In April 1938, Mori was assigned to the 12th Air Group based near Nanjing in Central China. He flew Aichi D1A bomber and participated in various operations along the Yangtze River. In September, the unit transitioned to the new Nakajima B5N bombers. During one of the September missions near Jiujiang, Mori experienced an engine failure in the new aircraft and was forced to land in a nearby field controlled by the Imperial Japanese Army (IJA). In November, while flying a mission from Hankou, his B5N ran out of fuel due to a problem and he again was forced to land in a field near the Yangtze River. This time he and his crew ended up in enemy territory but they were rescued the next day. He left China in December 1938 and in January 1939 he was transferred back to Kasumigaura NAS to serve as an instructor. In May he was promoted to Petty Officer Third Class.

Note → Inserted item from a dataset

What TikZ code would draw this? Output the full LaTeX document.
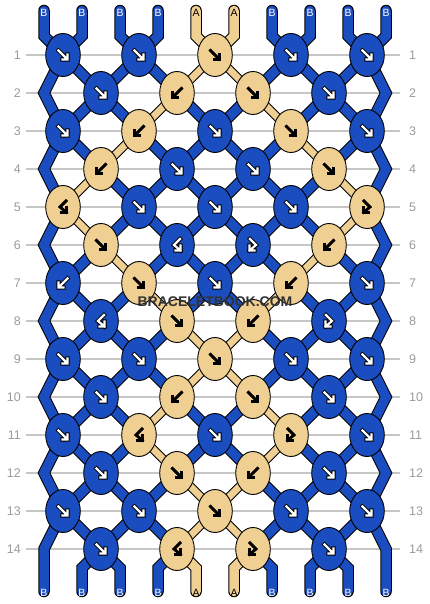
\documentclass[tikz,border=0pt]{standalone}
\usepackage{fontspec}
\newfontfamily\lsans{Liberation Sans}
\usetikzlibrary{shapes.geometric}
\definecolor{colB}{HTML}{1A4DBF}
\definecolor{colA}{HTML}{F0CF92}
\definecolor{gridc}{HTML}{C6C6C6}
\definecolor{numc}{HTML}{9C9C9C}
\definecolor{wmc}{HTML}{333333}
\begin{document}
\begin{tikzpicture}[x=1pt,y=-1pt,
  knotB/.style={ellipse, draw=black, line width=0.9pt, fill=colB, minimum width=34.6pt, minimum height=43pt, inner sep=0pt},
  knotA/.style={knotB, fill=colA},
  wideout/.style={line width=11.5pt, black, line cap=round, line join=miter},
  wideinB/.style={line width=9.5pt, colB, line cap=round, line join=miter},
  wideinA/.style={line width=9.5pt, colA, line cap=round, line join=miter},
  segoutB/.style={line width=11.5pt, black, line cap=round},
  seginB/.style={line width=9.5pt, colB, line cap=round},
  segoutA/.style={line width=9pt, black, line cap=round},
  seginA/.style={line width=7pt, colA, line cap=round},
  haloB/.style={black, line width=4.2pt, line cap=rect, line join=miter},
  inkB/.style={white, line width=2.2pt, line cap=rect, line join=miter},
  haloA/.style={black, line width=2.6pt, line cap=rect, line join=miter},
  inkA/.style={haloA},
  lblB/.style={font=\lsans\fontsize{10.5}{12}\selectfont, text=white, inner sep=0pt},
  lblA/.style={lblB, text=black},
  numL/.style={font=\lsans\fontsize{12.5}{14}\selectfont, text=numc, inner sep=0pt, anchor=east},
  numR/.style={numL, anchor=west},
  wm/.style={font=\lsans\bfseries\fontsize{14}{16}\selectfont, inner sep=0pt},
  pics/arrF/.style={code={\draw[#1] (-4.5,-4.5)--(3.5,3.5) (4.5,-0.5)--(4.5,4.5)--(-0.5,4.5);}},
  pics/arrB/.style={code={\draw[#1] (4.5,-4.5)--(-3.5,3.5) (-4.5,-0.5)--(-4.5,4.5)--(0.5,4.5);}},
  pics/arrFB/.style={code={\draw[#1] (-3,-6)--(3,0)--(-3.5,5.5) (-3.5,0.5)--(-3.5,5.5)--(1.5,5.5);}},
  pics/arrBF/.style={code={\draw[#1] (3,-6)--(-3,0)--(3.5,5.5) (3.5,0.5)--(3.5,5.5)--(-1.5,5.5);}},
]
\useasboundingbox (0,0) rectangle (430,604);
\fill[white] (0,0) rectangle (430,604);

% row lines and numbers
\foreach \r in {1,...,14}{
  \pgfmathsetmacro\yy{55+38*(\r-1)}
  \draw[gridc, line width=1.5pt] (26,\yy) -- (400,\yy);
  \node[numL] (nl-\r) at (21,\yy) {\r};
  \node[numR] (nr-\r) at (409,\yy) {\r};
}

% string coordinates
\foreach \p in {0,...,9}{
  \pgfmathsetmacro\xs{44+38*\p}
  \coordinate (t-\p) at (\xs,10.5);
  \coordinate (tb-\p) at (\xs,36);
  \coordinate (bb-\p) at (\xs,568);
  \coordinate (be-\p) at (\xs,591.5);
  \foreach \r in {1,...,14}{
    \pgfmathsetmacro\yy{55+38*(\r-1)}
    \pgfmathsetmacro\xx{mod(\r,2)==1 ? 63+76*floor(\p/2) : (\p==0 ? 44 : (\p==9 ? 386 : 101+76*floor((\p-1)/2)))}
    \coordinate (s-\r-\p) at (\xx,\yy);
  }
}

% ---- outline pass
\foreach \p in {0,9}{
  \draw[wideout] (t-\p) -- (tb-\p) \foreach \r in {1,...,14}{ -- (s-\r-\p)} -- (be-\p);
}
\foreach \p/\c in {1/B,2/B,3/B,4/A,5/A,6/B,7/B,8/B}{
  \draw[wideout] (t-\p) -- (tb-\p) -- (s-1-\p);
  \draw[wideout] (s-14-\p) -- (bb-\p) -- (be-\p);
}
\foreach \cl [count=\r] in {{B,B,B,A,A,B,B,B},{B,B,A,B,B,A,B,B},{B,A,B,B,B,B,A,B},{A,B,B,B,B,B,B,A},{A,B,B,B,B,B,B,A},{B,A,B,B,B,B,A,B},{B,B,A,B,B,A,B,B},{B,B,B,A,A,B,B,B},{B,B,B,A,A,B,B,B},{B,B,A,B,B,A,B,B},{B,B,A,B,B,A,B,B},{B,B,B,A,A,B,B,B},{B,B,B,A,A,B,B,B}}{
  \pgfmathtruncatemacro\rn{\r+1}
  \foreach \c [count=\p] in \cl {
    \draw[segout\c] (s-\r-\p) -- (s-\rn-\p);
  }
}

% ---- colour pass
\foreach \p in {0,9}{
  \draw[wideinB] (t-\p) -- (tb-\p) \foreach \r in {1,...,14}{ -- (s-\r-\p)} -- (be-\p);
}
\foreach \p/\c in {1/B,2/B,3/B,4/A,5/A,6/B,7/B,8/B}{
  \draw[widein\c] (t-\p) -- (tb-\p) -- (s-1-\p);
  \draw[widein\c] (s-14-\p) -- (bb-\p) -- (be-\p);
}
\foreach \cl [count=\r] in {{B,B,B,A,A,B,B,B},{B,B,A,B,B,A,B,B},{B,A,B,B,B,B,A,B},{A,B,B,B,B,B,B,A},{A,B,B,B,B,B,B,A},{B,A,B,B,B,B,A,B},{B,B,A,B,B,A,B,B},{B,B,B,A,A,B,B,B},{B,B,B,A,A,B,B,B},{B,B,A,B,B,A,B,B},{B,B,A,B,B,A,B,B},{B,B,B,A,A,B,B,B},{B,B,B,A,A,B,B,B}}{
  \pgfmathtruncatemacro\rn{\r+1}
  \foreach \c [count=\p] in \cl {
    \draw[segin\c] (s-\r-\p) -- (s-\rn-\p);
  }
}

% ---- knots
\foreach \kl [count=\r] in {
  {F/B,F/B,F/A,F/B,F/B},
  {F/B,B/A,F/A,F/B},
  {F/B,B/A,F/B,F/A,F/B},
  {B/A,F/B,F/B,F/A},
  {BF/A,F/B,F/B,F/B,FB/A},
  {F/A,BF/B,FB/B,B/A},
  {B/B,F/A,F/B,B/A,F/B},
  {BF/B,F/A,B/A,FB/B},
  {F/B,F/B,F/A,F/B,F/B},
  {F/B,B/A,F/A,F/B},
  {F/B,BF/A,F/B,FB/A,F/B},
  {F/B,F/A,B/A,F/B},
  {F/B,F/B,F/A,F/B,F/B},
  {F/B,BF/A,FB/A,F/B}}{
  \foreach \t/\c [count=\k from 0] in \kl {
    \pgfmathsetmacro\xx{mod(\r,2)==1 ? 63+76*\k : 101+76*\k}
    \pgfmathsetmacro\yy{55+38*(\r-1)}
    \node[knot\c] (k-\r-\k) at (\xx,\yy) {};
    \pic at (k-\r-\k) {arr\t=halo\c};
    \pic at (k-\r-\k) {arr\t=ink\c};
  }
}

% ---- string end labels
\foreach \p/\c in {0/B,1/B,2/B,3/B,4/A,5/A,6/B,7/B,8/B,9/B}{
  \node[lbl\c] (lt-\p) at (44+38*\p,12.7) {\c};
  \node[lbl\c] (lb-\p) at (44+38*\p,592.7) {\c};
}

% ---- watermark
\node[wm, text=wmc] (wm) at (215,301.5) {BRACELETBOOK.COM};
\end{tikzpicture}
\end{document}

In September 1941 he was transferred to the carrier Sōryū and started the training in preparation for the Attack on Pearl Harbor.

==Pacific War==
During the Attack on Pearl Harbor, Petty Officer Mori was part of the first wave. As his division of Nakajima B5N torpedo bombers reached the harbor they lined up to attack the United States Navy (USN) battleship row. However, his division leader lined them up on a cruiser instead of a battleship. Mori realized the error before releasing the torpedo and went around for another pass, which most likely made it the only Japanese torpedo plane that made the attack run twice. He then lined up on the battleship California and hit it with his torpedo. This caused the ship to sink in the harbor.

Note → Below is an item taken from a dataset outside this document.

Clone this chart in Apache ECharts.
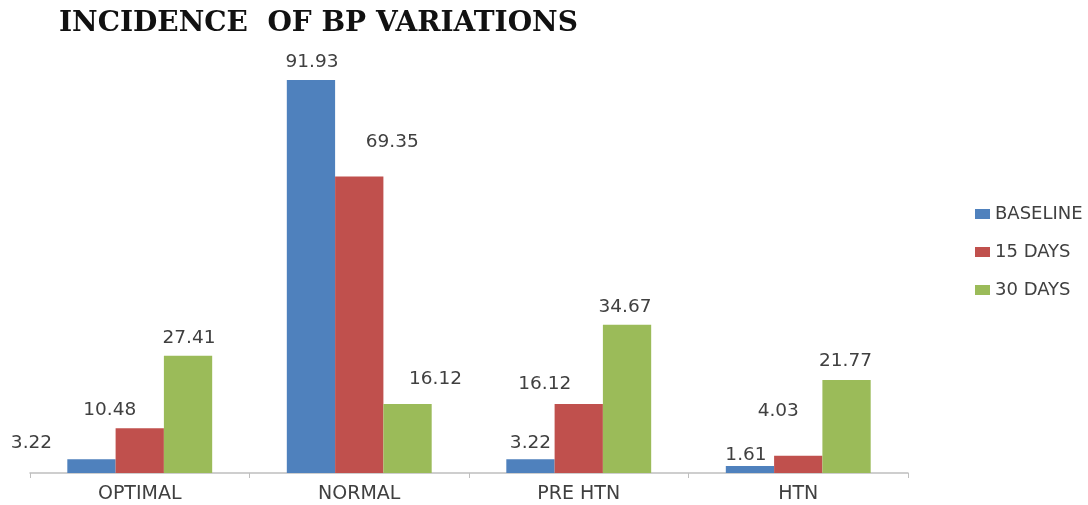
<!DOCTYPE html>
<html lang="en">
<head>
    <meta charset="UTF-8">
    <title>Incidence of BP variations</title>
    <style>
        html, body {
            margin: 0;
            padding: 0;
            background: #fff;
        }

        #main {
            width: 1088px;
            height: 505px;
        }
    </style>
</head>
<body>
<div id="main"></div>
<script src="https://cdn.jsdelivr.net/npm/echarts@6/dist/echarts.min.js"></script>
<script>
    const categories = ['OPTIMAL', 'NORMAL', 'PRE HTN', 'HTN']
    const baseline = [3.22, 91.93, 3.22, 1.61]
    const days15 = [10.48, 69.35, 16.12, 4.03]
    const days30 = [27.41, 16.12, 34.67, 21.77]

    // hand-placed labels in the original, nudged per bar
    const nudges = {
        'BASELINE': [[-60, -4], [1, -5], [0, -4], [-4, 2]],
        '15 DAYS': [[-30, -6], [33, -22], [-34, -7], [-20, -32]],
        '30 DAYS': [[1, -5], [28, -12], [-2, -5], [-1, -6]]
    }

    const font = '"DejaVu Sans", Verdana, sans-serif'

    function makeSeries(name, values, color) {
        return {
            name: name,
            type: 'bar',
            barGap: 0,
            barCategoryGap: '34%',
            itemStyle: {color: color},
            data: values.map((v, i) => ({
                value: v,
                label: {offset: nudges[name][i]}
            })),
            label: {
                show: true,
                position: 'top',
                distance: 3,
                color: '#404040',
                fontSize: 18.5,
                fontFamily: font,
                formatter: p => p.value.toFixed(2)
            }
        }
    }

    let myChart = echarts.init(document.querySelector('#main'))
    let option = {
        animation: false,
        title: {
            text: 'INCIDENCE  OF BP VARIATIONS',
            left: 54,
            top: 5,
            textStyle: {
                fontFamily: '"DejaVu Serif", "Liberation Serif", serif',
                fontWeight: 'bold',
                fontSize: 28,
                color: '#111'
            }
        },
        legend: {
            orient: 'vertical',
            left: 970,
            top: 200,
            itemWidth: 15,
            itemHeight: 10,
            itemGap: 20,
            icon: 'rect',
            textStyle: {
                fontFamily: font,
                fontSize: 18,
                color: '#404040'
            },
            data: ['BASELINE', '15 DAYS', '30 DAYS']
        },
        grid: {
            left: 30,
            right: 180,
            top: 45.5,
            bottom: 32
        },
        xAxis: {
            type: 'category',
            data: categories,
            axisLine: {lineStyle: {color: '#bfbfbf', width: 1.5}},
            axisTick: {show: true, length: 5, lineStyle: {color: '#bfbfbf'}},
            axisLabel: {
                color: '#404040',
                fontSize: 19,
                fontFamily: font,
                margin: 12
            }
        },
        yAxis: {
            type: 'value',
            min: 0,
            max: 100,
            show: false,
            splitLine: {show: false}
        },
        series: [
            makeSeries('BASELINE', baseline, '#4f81bd'),
            makeSeries('15 DAYS', days15, '#c0504d'),
            makeSeries('30 DAYS', days30, '#9bbb59')
        ]
    }
    myChart.setOption(option)
</script>
</body>
</html>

Petty Officer Mori was not directly involved in the Attack on Darwin since he was assigned to patrol duty in the vicinity of IJN carriers.

On the return journey from Pearl Harbor, the Second Carrier Division (consisting of carriers Hiryū and Sōryū) was detached to assist in capturing of Wake Island. On 22 December, Petty Officer Mori and his group of B5N level bombers attacked artillery emplacements and fortifications on the island. The next day, they flew again to support the landings on the islands. When he arrived over the island, the garrison had apparently already surrendered, as he noticed the white flag flying above their headquarters. However, while flying around the islands, a rogue AA emplacement opened fire and hit his fuel tank. Infuriated about it, he considered dropping his remaining bombs on their position, however, he decided not to risk running out of fuel and returned to the IJN fleet instead.

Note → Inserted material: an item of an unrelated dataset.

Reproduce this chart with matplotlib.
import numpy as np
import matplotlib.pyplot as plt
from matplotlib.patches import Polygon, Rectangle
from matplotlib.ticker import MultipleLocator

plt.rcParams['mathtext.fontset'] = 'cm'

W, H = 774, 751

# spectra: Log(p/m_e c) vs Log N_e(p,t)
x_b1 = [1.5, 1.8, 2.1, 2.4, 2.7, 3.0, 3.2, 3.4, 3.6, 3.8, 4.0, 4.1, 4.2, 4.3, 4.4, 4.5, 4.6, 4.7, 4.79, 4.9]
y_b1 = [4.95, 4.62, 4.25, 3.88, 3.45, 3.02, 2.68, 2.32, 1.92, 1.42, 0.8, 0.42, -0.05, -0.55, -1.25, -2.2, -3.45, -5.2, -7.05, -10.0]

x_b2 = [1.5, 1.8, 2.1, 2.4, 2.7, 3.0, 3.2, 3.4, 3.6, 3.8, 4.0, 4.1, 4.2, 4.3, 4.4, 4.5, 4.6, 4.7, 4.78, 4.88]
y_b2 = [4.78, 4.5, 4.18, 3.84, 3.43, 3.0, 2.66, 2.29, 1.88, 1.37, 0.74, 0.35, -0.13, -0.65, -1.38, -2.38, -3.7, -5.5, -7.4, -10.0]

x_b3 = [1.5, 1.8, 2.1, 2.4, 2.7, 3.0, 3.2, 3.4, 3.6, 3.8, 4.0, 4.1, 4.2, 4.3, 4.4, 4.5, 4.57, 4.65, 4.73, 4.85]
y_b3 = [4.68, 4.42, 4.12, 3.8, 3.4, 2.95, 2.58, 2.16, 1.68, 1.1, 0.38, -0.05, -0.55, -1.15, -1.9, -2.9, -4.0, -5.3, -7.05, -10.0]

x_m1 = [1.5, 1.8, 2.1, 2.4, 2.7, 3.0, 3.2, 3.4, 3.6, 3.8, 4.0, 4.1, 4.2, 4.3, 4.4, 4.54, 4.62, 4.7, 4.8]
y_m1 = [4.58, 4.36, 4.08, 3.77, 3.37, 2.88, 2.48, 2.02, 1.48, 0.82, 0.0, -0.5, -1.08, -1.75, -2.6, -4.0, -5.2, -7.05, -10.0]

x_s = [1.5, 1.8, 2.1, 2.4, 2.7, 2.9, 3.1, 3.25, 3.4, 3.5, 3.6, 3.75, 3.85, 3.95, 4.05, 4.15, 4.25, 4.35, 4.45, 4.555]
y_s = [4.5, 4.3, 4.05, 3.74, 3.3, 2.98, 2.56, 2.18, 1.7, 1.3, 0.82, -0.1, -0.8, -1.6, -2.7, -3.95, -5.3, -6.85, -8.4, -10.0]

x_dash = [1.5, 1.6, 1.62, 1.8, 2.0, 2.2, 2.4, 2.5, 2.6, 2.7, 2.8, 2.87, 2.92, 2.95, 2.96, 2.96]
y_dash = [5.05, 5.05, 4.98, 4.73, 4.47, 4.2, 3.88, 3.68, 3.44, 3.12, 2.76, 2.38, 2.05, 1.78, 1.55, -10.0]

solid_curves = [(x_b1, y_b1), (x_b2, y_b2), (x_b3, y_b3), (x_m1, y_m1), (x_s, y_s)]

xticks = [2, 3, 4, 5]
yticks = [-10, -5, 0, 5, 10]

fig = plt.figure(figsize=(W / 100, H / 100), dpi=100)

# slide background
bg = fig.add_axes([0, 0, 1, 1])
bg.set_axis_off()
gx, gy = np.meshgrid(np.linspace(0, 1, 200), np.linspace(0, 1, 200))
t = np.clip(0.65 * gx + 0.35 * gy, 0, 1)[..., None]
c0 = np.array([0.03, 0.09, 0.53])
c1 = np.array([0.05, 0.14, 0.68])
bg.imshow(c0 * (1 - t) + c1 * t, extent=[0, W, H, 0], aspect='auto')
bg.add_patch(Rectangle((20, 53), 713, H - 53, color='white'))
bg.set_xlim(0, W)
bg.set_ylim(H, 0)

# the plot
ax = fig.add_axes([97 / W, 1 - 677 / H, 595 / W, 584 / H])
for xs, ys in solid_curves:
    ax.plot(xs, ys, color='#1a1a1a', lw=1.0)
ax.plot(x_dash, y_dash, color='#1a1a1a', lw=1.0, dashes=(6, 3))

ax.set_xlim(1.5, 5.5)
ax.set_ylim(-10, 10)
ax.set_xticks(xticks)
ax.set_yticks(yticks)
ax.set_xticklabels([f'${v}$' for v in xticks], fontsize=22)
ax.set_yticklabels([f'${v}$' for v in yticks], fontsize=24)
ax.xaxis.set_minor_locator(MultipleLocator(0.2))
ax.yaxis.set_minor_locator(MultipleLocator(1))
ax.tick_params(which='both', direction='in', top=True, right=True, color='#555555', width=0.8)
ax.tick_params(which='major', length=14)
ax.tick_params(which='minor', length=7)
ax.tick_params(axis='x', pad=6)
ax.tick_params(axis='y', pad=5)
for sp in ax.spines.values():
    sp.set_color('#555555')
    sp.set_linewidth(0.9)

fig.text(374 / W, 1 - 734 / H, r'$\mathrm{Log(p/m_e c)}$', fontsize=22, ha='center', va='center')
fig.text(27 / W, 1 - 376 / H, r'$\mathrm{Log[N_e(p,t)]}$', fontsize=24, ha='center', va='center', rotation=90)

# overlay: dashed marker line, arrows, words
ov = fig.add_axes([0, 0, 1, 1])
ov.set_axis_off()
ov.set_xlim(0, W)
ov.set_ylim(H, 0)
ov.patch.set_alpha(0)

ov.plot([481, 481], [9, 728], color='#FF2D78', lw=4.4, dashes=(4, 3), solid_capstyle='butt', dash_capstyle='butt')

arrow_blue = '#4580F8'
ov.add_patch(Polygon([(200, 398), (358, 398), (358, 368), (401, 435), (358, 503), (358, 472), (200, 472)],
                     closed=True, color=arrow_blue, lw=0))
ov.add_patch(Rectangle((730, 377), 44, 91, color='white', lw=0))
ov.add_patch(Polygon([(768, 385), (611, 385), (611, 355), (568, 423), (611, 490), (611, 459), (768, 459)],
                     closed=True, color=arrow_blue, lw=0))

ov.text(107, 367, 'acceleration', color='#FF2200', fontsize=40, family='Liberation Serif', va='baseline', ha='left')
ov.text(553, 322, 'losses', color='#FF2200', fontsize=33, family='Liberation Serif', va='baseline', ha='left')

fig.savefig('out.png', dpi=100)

In April 1942, Petty Officer Mori participated in Indian Ocean Raid. He was not directly involved in actions on 5 April as he was part of a reserve force waiting on the carriers. However, on 9 April he was part of a strike against Trincomalee military harbor on Ceylon. His B5N was equipped with an 800-kilogram bomb and his division performed a low-level bombing attack on the harbor installation. On their way back, they encountered a Supermarine Spitfire and evaded it by hiding in a cloud before safely returning to the carrier.

During the Battle of Midway on 4 June 1942, Petty Officer Mori was part of the strike force against the USN airfield and installations on Midway Atoll. His B5N was equipped with an 800-kilogram bomb for the level bombing. On the way to the atoll, they were intercepted by a large group of Midway-based Marine fighters (six Grumman F4F Wildcats and 20 Brewster F2A Buffalos) led by Major Floyd B. Parks. His aircraft was attacked by the Marine fighters, however the escorting Mitsubishi A6M Zeros drove them away. Mori and his division of six level bombers attacked the Midway airfield. Four bombs landed and detonated on the runway, while two of them missed and hit the forest nearby. However, those two bombs appeared to have hit an AA emplacement and ammo depot, since they caused a series of secondary explosions. After the attack he headed back to the IJN fleet where he witnessed the unsuccessful attack on IJN carriers by the Midway-based Boeing B-17 Flying Fortress high-altitude bombers on Hiryū and Douglas TBD Devastator torpedo bombers on Sōryū. He landed on Sōryū, which was preparing its Aichi D3A dive bombers for a strike against the USN carrier detected in the North-East. However, before the preparation could be finished, Sōryū was hit and set ablaze by three bombs dropped by dive bombers of Yorktown led by Lieutenant Commander Max Leslie. Mori was in the ready room at the time of the attack and had to fight through the smoke and fire to reach the deck of the carrier. As the fires intensified, he had to jump 60 feet from the deck into the sea and was eventually picked up by the destroyer Makigumo.

After the Battle of Midway, Petty Officer Mori was transferred to the new carrier Jun'yō, which sailed from Japan to Guadalcanal in early October 1942. On 16 October, He participated in the hastily organized and ill-fated air strike to attack the enemy position around Lunga Point on Guadalcanal. The strike consisted of 18 B5N bombers (equipped with 800-kilogram bombs) and 18 Zero fighters, under overall command of Lieutenant Commander Yoshio Shiga. Hiyō bombers were led by Lieutenant Yoshiaki Irikiin, while Jun'yō bombers were led by inexperienced Lieutenant Tadao Itō. As they approached Lunga Point, Itō broke off the bombing run of the entire Jun'yō group in order to make another attempt, which infuriated Mori. During the second attempt, the group was ambushed by numerous Wildcat fighters from Henderson Field. In the attack three Hiyō bombers were shot down and three were damaged, while six Jun'yō bombers were shot down and two were damaged. The escorting Zeros claimed several Wildcats, however Hiyō ace Kaname Harada was wounded and had to ditch at Rekata Bay. Petty Officer Mori lost his right hand and was forced to ditch his bomber in the water near Cape Esperance, which was held by IJA. He then endured starvation on Guadalcanal before being evacuated to Truk in November.

==Later life==
As a result of the injury, Mori was discharged from the navy and survived the war. He later opened a bar near Nishi-Ogikubo Station in Tokyo, where he also worked as a bartender.